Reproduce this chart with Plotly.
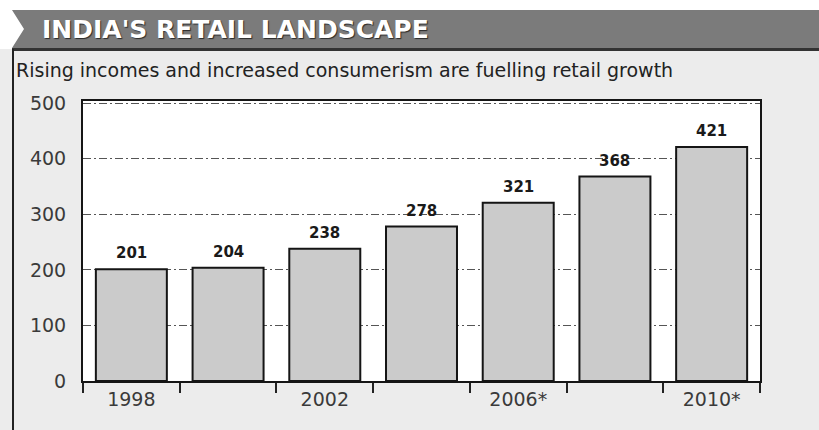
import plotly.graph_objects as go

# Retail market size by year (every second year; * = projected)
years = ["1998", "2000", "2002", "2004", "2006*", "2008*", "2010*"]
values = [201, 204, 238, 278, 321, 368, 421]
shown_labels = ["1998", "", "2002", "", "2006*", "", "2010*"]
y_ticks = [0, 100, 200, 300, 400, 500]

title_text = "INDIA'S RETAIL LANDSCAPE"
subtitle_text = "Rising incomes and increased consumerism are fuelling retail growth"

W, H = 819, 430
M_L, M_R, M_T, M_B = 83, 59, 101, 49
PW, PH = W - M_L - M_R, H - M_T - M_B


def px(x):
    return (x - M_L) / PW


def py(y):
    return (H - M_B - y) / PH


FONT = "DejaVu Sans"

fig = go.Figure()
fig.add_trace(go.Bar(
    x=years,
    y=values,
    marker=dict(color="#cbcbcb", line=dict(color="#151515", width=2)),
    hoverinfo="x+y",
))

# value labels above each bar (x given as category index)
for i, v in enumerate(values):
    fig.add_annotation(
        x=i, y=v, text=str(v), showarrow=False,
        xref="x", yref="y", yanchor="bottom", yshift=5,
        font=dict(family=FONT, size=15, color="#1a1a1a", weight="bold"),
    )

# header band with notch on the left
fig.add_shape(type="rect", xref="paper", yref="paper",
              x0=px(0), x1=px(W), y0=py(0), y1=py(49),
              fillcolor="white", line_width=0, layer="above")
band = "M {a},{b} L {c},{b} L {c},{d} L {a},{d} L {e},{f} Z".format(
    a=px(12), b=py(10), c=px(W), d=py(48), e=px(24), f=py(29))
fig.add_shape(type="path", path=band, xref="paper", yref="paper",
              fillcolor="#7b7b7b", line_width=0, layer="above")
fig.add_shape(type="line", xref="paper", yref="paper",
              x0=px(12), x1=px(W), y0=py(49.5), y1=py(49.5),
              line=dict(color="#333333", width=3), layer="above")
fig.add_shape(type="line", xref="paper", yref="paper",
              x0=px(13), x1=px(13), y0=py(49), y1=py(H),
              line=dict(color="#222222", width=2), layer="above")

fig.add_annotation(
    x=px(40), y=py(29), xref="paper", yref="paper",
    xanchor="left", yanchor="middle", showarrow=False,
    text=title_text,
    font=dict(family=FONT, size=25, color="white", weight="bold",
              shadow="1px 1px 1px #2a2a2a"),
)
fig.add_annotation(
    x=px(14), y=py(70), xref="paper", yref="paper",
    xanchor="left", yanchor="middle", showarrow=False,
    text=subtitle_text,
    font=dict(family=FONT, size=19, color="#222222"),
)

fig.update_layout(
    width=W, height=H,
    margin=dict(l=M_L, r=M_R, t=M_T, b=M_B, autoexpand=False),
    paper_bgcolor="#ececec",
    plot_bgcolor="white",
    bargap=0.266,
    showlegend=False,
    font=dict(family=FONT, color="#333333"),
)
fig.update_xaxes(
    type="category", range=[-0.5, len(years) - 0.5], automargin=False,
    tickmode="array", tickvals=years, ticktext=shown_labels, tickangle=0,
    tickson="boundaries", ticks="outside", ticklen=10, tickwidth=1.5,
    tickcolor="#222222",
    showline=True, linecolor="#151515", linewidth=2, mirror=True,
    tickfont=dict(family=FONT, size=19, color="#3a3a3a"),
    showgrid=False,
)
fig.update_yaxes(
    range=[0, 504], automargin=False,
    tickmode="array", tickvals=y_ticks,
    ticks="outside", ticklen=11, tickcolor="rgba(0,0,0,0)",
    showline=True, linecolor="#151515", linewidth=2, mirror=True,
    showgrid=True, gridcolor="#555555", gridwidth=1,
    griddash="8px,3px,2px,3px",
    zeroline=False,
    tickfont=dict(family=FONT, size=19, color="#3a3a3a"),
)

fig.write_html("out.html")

■ ■ ■ ■ ■ ■ ■

◆ **YOUR GOAL**:
Return only the lines from the start of the data through the line that contains "y_ticks = [0, 100, 200, 300, 400, 500]", please, copying them exactly and omitting all pictures.

◆ **PROBLEM SOLUTION**:
Reproduce this chart with Plotly.
import plotly.graph_objects as go

# Retail market size by year (every second year; * = projected)
years = ["1998", "2000", "2002", "2004", "2006*", "2008*", "2010*"]
values = [201, 204, 238, 278, 321, 368, 421]
shown_labels = ["1998", "", "2002", "", "2006*", "", "2010*"]
y_ticks = [0, 100, 200, 300, 400, 500]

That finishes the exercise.